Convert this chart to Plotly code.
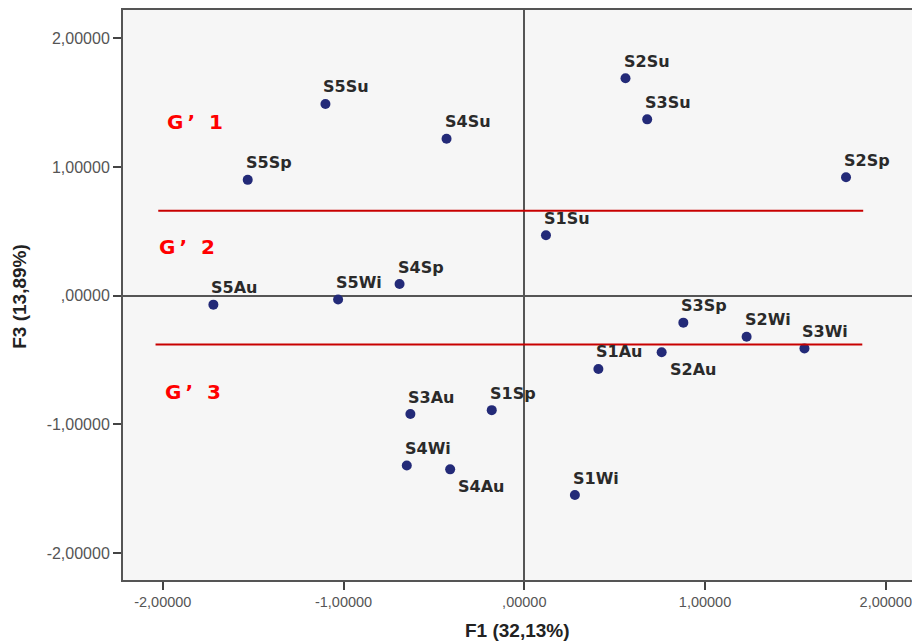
import plotly.graph_objects as go

# ---- data ----
labels = ["S5Su", "S4Su", "S2Su", "S3Su", "S5Sp", "S2Sp", "S1Su", "S5Au", "S5Wi", "S4Sp",
          "S3Sp", "S2Wi", "S3Wi", "S1Au", "S2Au", "S3Au", "S1Sp", "S4Wi", "S4Au", "S1Wi"]
f1 = [-1.10, -0.43, 0.56, 0.68, -1.53, 1.78, 0.12, -1.72, -1.03, -0.69,
      0.88, 1.23, 1.55, 0.41, 0.76, -0.63, -0.18, -0.65, -0.41, 0.28]
f3 = [1.49, 1.22, 1.69, 1.37, 0.90, 0.92, 0.47, -0.07, -0.03, 0.09,
      -0.21, -0.32, -0.41, -0.57, -0.44, -0.92, -0.89, -1.32, -1.35, -1.55]
below = ["S2Au", "S4Au"]  # labels drawn under the point

# group separator lines
sep_y = [0.66, -0.38]
sep_x0 = [-2.025, -2.04]
sep_x1 = [1.875, 1.87]

group_names = ["G\u2009\u2019\u00a0\u00a01", "G\u2009\u2019\u00a0\u00a02", "G\u2009\u2019\u00a0\u00a03"]
group_x = [-1.99, -2.03, -2.00]
group_y = [1.35, 0.38, -0.75]

tick_vals = [-2, -1, 0, 1, 2]
tick_text = ["-2,00000", "-1,00000", ",00000", "1,00000", "2,00000"]

fig = go.Figure()

fig.add_trace(go.Scatter(
    x=f1, y=f3, mode="markers",
    marker=dict(color="#232a78", size=10, line=dict(width=0)),
    hoverinfo="text", text=labels, showlegend=False,
))

for xx, yy, lab in zip(f1, f3, labels):
    if lab in below:
        fig.add_annotation(x=xx, y=yy, text=lab, showarrow=False, xanchor="left", yanchor="middle",
                           xshift=6, yshift=-17,
                           font=dict(family="DejaVu Sans", size=16, color="#2a2a2a", weight="bold"))
    else:
        fig.add_annotation(x=xx, y=yy, text=lab, showarrow=False, xanchor="left", yanchor="middle",
                           xshift=-4, yshift=17,
                           font=dict(family="DejaVu Sans", size=16, color="#2a2a2a", weight="bold"))

for yy, a, b in zip(sep_y, sep_x0, sep_x1):
    fig.add_trace(go.Scatter(x=[a, b], y=[yy, yy], mode="lines",
                             line=dict(color="#c80000", width=2), hoverinfo="skip", showlegend=False))

for name, gx, gy in zip(group_names, group_x, group_y):
    fig.add_annotation(x=gx, y=gy, text=name, showarrow=False, xanchor="left", yanchor="middle",
                       font=dict(family="DejaVu Sans", size=20, color="#ff0000", weight="bold"))

fig.add_annotation(xref="paper", yref="paper", x=0.5, y=-0.088, text="F1 (32,13%)",
                   showarrow=False, xanchor="center", yanchor="middle",
                   font=dict(family="Liberation Sans", size=19, color="#222222", weight="bold"))
fig.add_annotation(xref="paper", yref="paper", x=-0.1305, y=0.497, text="F3 (13,89%)",
                   showarrow=False, xanchor="center", yanchor="middle", textangle=-90,
                   font=dict(family="Liberation Sans", size=19, color="#222222", weight="bold"))

axis_common = dict(
    showgrid=False, tickvals=tick_vals, ticktext=tick_text,
    ticks="outside", ticklen=8, tickwidth=2, tickcolor="#444",
    showline=True, linecolor="#555555", linewidth=2,
    zeroline=True, zerolinecolor="#555555", zerolinewidth=1.5,
    ticklabeloverflow="allow",
)

fig.update_layout(
    width=912, height=641,
    margin=dict(l=123, r=0, t=10, b=61, autoexpand=False),
    paper_bgcolor="white", plot_bgcolor="#f6f6f6",
    xaxis=dict(range=[-2.22, 2.145], mirror=True,
               tickfont=dict(family="Liberation Sans", size=14.5, color="#555555"), **axis_common),
    yaxis=dict(range=[-2.21, 2.22], mirror=False,
               tickfont=dict(family="Liberation Sans", size=16, color="#555555"), **axis_common),
)

fig.write_html("out.html", config={"displayModeBar": False},
               post_script="document.body.style.margin='0';document.body.style.overflow='hidden';")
------
*WHAT TO PRODUCE*. Reproduce the material word for word, minus the images.

*SOLVED EXERCISE*.
Convert this chart to Plotly code.
import plotly.graph_objects as go

# ---- data ----
labels = ["S5Su", "S4Su", "S2Su", "S3Su", "S5Sp", "S2Sp", "S1Su", "S5Au", "S5Wi", "S4Sp",
          "S3Sp", "S2Wi", "S3Wi", "S1Au", "S2Au", "S3Au", "S1Sp", "S4Wi", "S4Au", "S1Wi"]
f1 = [-1.10, -0.43, 0.56, 0.68, -1.53, 1.78, 0.12, -1.72, -1.03, -0.69,
      0.88, 1.23, 1.55, 0.41, 0.76, -0.63, -0.18, -0.65, -0.41, 0.28]
f3 = [1.49, 1.22, 1.69, 1.37, 0.90, 0.92, 0.47, -0.07, -0.03, 0.09,
      -0.21, -0.32, -0.41, -0.57, -0.44, -0.92, -0.89, -1.32, -1.35, -1.55]
below = ["S2Au", "S4Au"]  # labels drawn under the point

# group separator lines
sep_y = [0.66, -0.38]
sep_x0 = [-2.025, -2.04]
sep_x1 = [1.875, 1.87]

group_names = ["G\u2009\u2019\u00a0\u00a01", "G\u2009\u2019\u00a0\u00a02", "G\u2009\u2019\u00a0\u00a03"]
group_x = [-1.99, -2.03, -2.00]
group_y = [1.35, 0.38, -0.75]

tick_vals = [-2, -1, 0, 1, 2]
tick_text = ["-2,00000", "-1,00000", ",00000", "1,00000", "2,00000"]

fig = go.Figure()

fig.add_trace(go.Scatter(
    x=f1, y=f3, mode="markers",
    marker=dict(color="#232a78", size=10, line=dict(width=0)),
    hoverinfo="text", text=labels, showlegend=False,
))

for xx, yy, lab in zip(f1, f3, labels):
    if lab in below:
        fig.add_annotation(x=xx, y=yy, text=lab, showarrow=False, xanchor="left", yanchor="middle",
                           xshift=6, yshift=-17,
                           font=dict(family="DejaVu Sans", size=16, color="#2a2a2a", weight="bold"))
    else:
        fig.add_annotation(x=xx, y=yy, text=lab, showarrow=False, xanchor="left", yanchor="middle",
                           xshift=-4, yshift=17,
                           font=dict(family="DejaVu Sans", size=16, color="#2a2a2a", weight="bold"))

for yy, a, b in zip(sep_y, sep_x0, sep_x1):
    fig.add_trace(go.Scatter(x=[a, b], y=[yy, yy], mode="lines",
                             line=dict(color="#c80000", width=2), hoverinfo="skip", showlegend=False))

for name, gx, gy in zip(group_names, group_x, group_y):
    fig.add_annotation(x=gx, y=gy, text=name, showarrow=False, xanchor="left", yanchor="middle",
                       font=dict(family="DejaVu Sans", size=20, color="#ff0000", weight="bold"))

fig.add_annotation(xref="paper", yref="paper", x=0.5, y=-0.088, text="F1 (32,13%)",
                   showarrow=False, xanchor="center", yanchor="middle",
                   font=dict(family="Liberation Sans", size=19, color="#222222", weight="bold"))
fig.add_annotation(xref="paper", yref="paper", x=-0.1305, y=0.497, text="F3 (13,89%)",
                   showarrow=False, xanchor="center", yanchor="middle", textangle=-90,
                   font=dict(family="Liberation Sans", size=19, color="#222222", weight="bold"))

axis_common = dict(
    showgrid=False, tickvals=tick_vals, ticktext=tick_text,
    ticks="outside", ticklen=8, tickwidth=2, tickcolor="#444",
    showline=True, linecolor="#555555", linewidth=2,
    zeroline=True, zerolinecolor="#555555", zerolinewidth=1.5,
    ticklabeloverflow="allow",
)

fig.update_layout(
    width=912, height=641,
    margin=dict(l=123, r=0, t=10, b=61, autoexpand=False),
    paper_bgcolor="white", plot_bgcolor="#f6f6f6",
    xaxis=dict(range=[-2.22, 2.145], mirror=True,
               tickfont=dict(family="Liberation Sans", size=14.5, color="#555555"), **axis_common),
    yaxis=dict(range=[-2.21, 2.22], mirror=False,
               tickfont=dict(family="Liberation Sans", size=16, color="#555555"), **axis_common),
)

fig.write_html("out.html", config={"displayModeBar": False},
               post_script="document.body.style.margin='0';document.body.style.overflow='hidden';")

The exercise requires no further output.